Mary wheeled around and strode out of the farmhouse and back through the woods, where she found General Beers and Wakeman standing by a Humvee, a group of MPs just behind them. The general pushed Wakeman over to Mary’s side.

“If either one of them tries to leave the area,” he said to the soldiers, “shoot them, is that clear?” When he received no response, the general turned. “What…?”

The MPs were standing motionlessly staring up at the sky, watching as balls of blue light descended toward them.

The general grabbed the field telephone. “We have the enemy in sight,” he shouted, his eyes riveted on the sky, where the lights now came together to form a single, brightly glowing spaceship.

For a moment, the general stared at the ship, transfixed.

Pierce rushed forward urgently. “Sir, we’ve got to get the little girl out of here.”

“Get back with the other men,” the general commanded.

“But… sir.”

“Do it now!” the general shouted.
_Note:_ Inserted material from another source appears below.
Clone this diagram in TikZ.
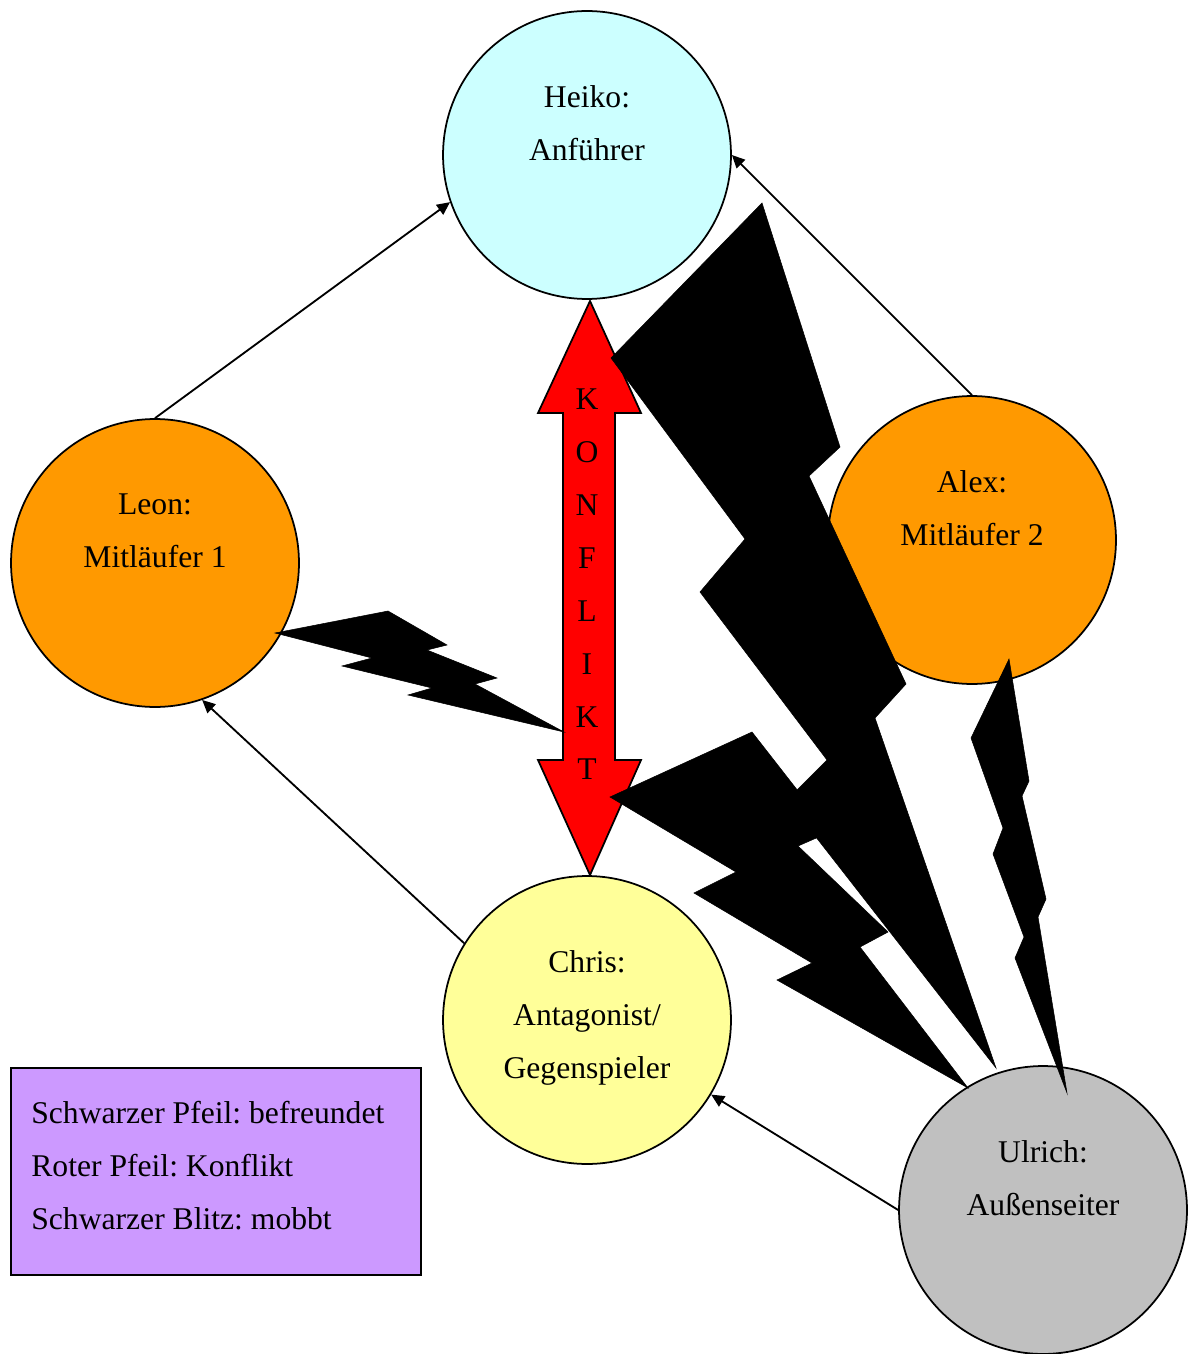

He brought the field telephone to his lips. “Fire!” he shouted.


On the hill above the farmhouse, Charlie and Lisa watched in stunned silence as the missiles rose into the dark air. They rose toward the craft in wide arcs, then disappeared into its bright light.
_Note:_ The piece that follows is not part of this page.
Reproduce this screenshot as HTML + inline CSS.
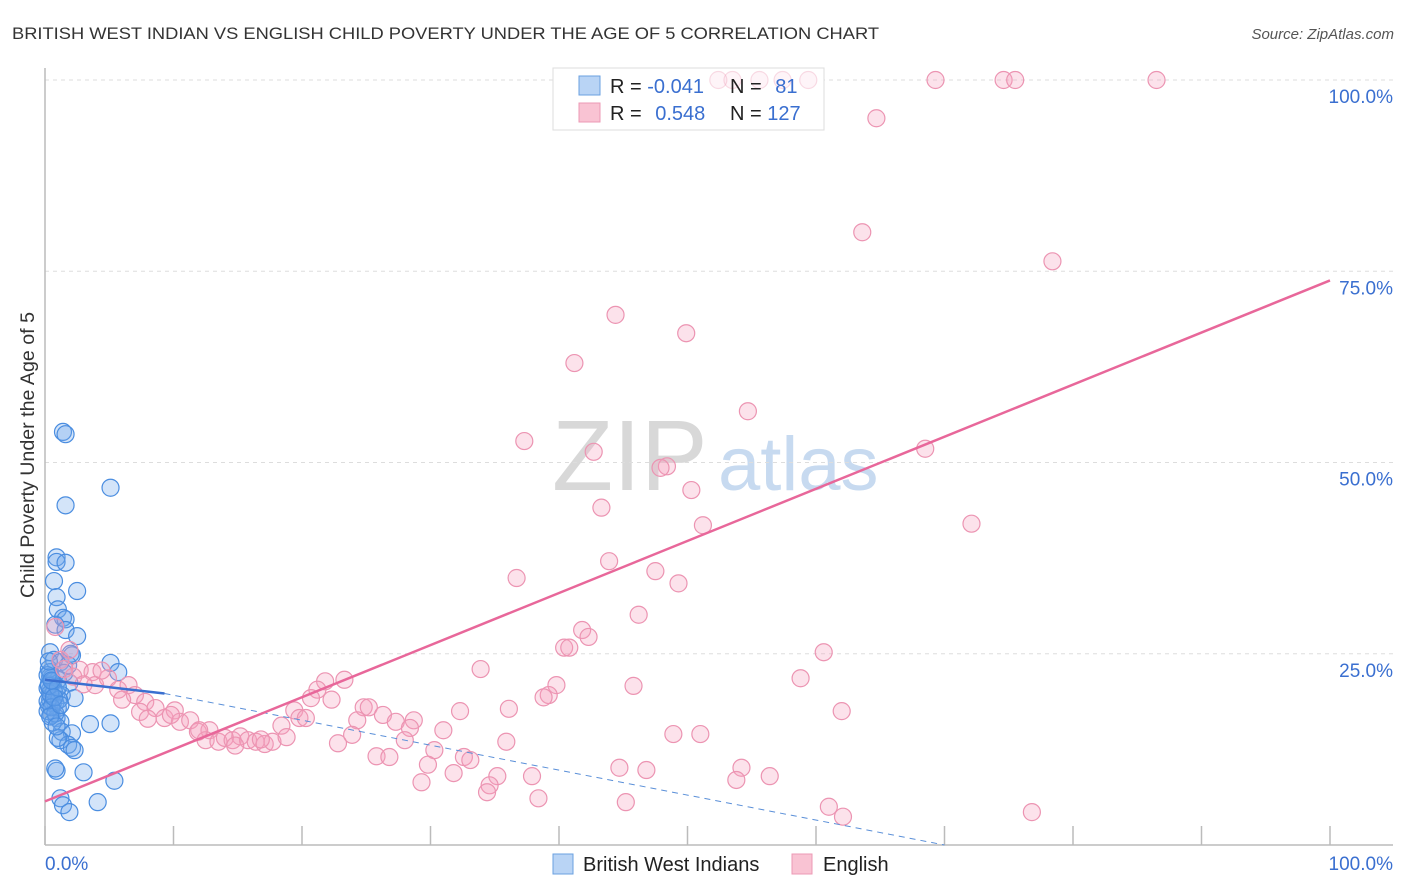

The explosion seemed to come from the depths of the universe, huge and deafening, filling the air with sparkling light that glittered briefly then dissolved to reveal the craft again, its smooth exterior now rippling wildly with wave after wave of oddly shivering light.

“Allie!” Lisa cried.

She glanced, terrified, at Charlie, then raced down the hill toward the farmhouse.

Charlie bolted forward and followed behind her, his eyes still skyward as the craft shook and tottered, as if on the edge of some impossible precipice, then nosed downward in a sharp decline, light spewing in a gleaming mist from its wounded side as it fell and fell, and finally crashed to earth, burying itself in the ground beneath the farmhouse.

“My God,” Lisa said as she stopped dead. “Allie.”

Charlie came to her side, and drew her into his arms. “We can’t go down there”

“But we have to,” Lisa cried.

Charlie held her tightly. “We can’t, Lisa. Wait!”

“But Allie’s in that farmhouse,” Lisa said desperately. “I know she is.”

He watched the soldiers that had begun to move in toward the farmhouse. There were far too many of them. And they were well armed. It was impossible.

“What are we going to do, Charlie?” Lisa whimpered.

“I don’t know,” Charlie answered.

Down the hill, he could see Mary Crawford, staring at the craft, transfixed as it began to glow, slowly at first, then with increasing brightness, until the light was almost blinding. Squinting into the light, Charlie could just make out the figure of Mary Crawford. For a moment, she stood utterly motionless, frozen in awe at the sight before her. Then, suddenly, she bolted toward the craft, running wildly toward the light, her figure growing faint as she approached its most far-flung rays, but running still, moving deeper and deeper into the ever brightening light until she vanished into its blinding shield.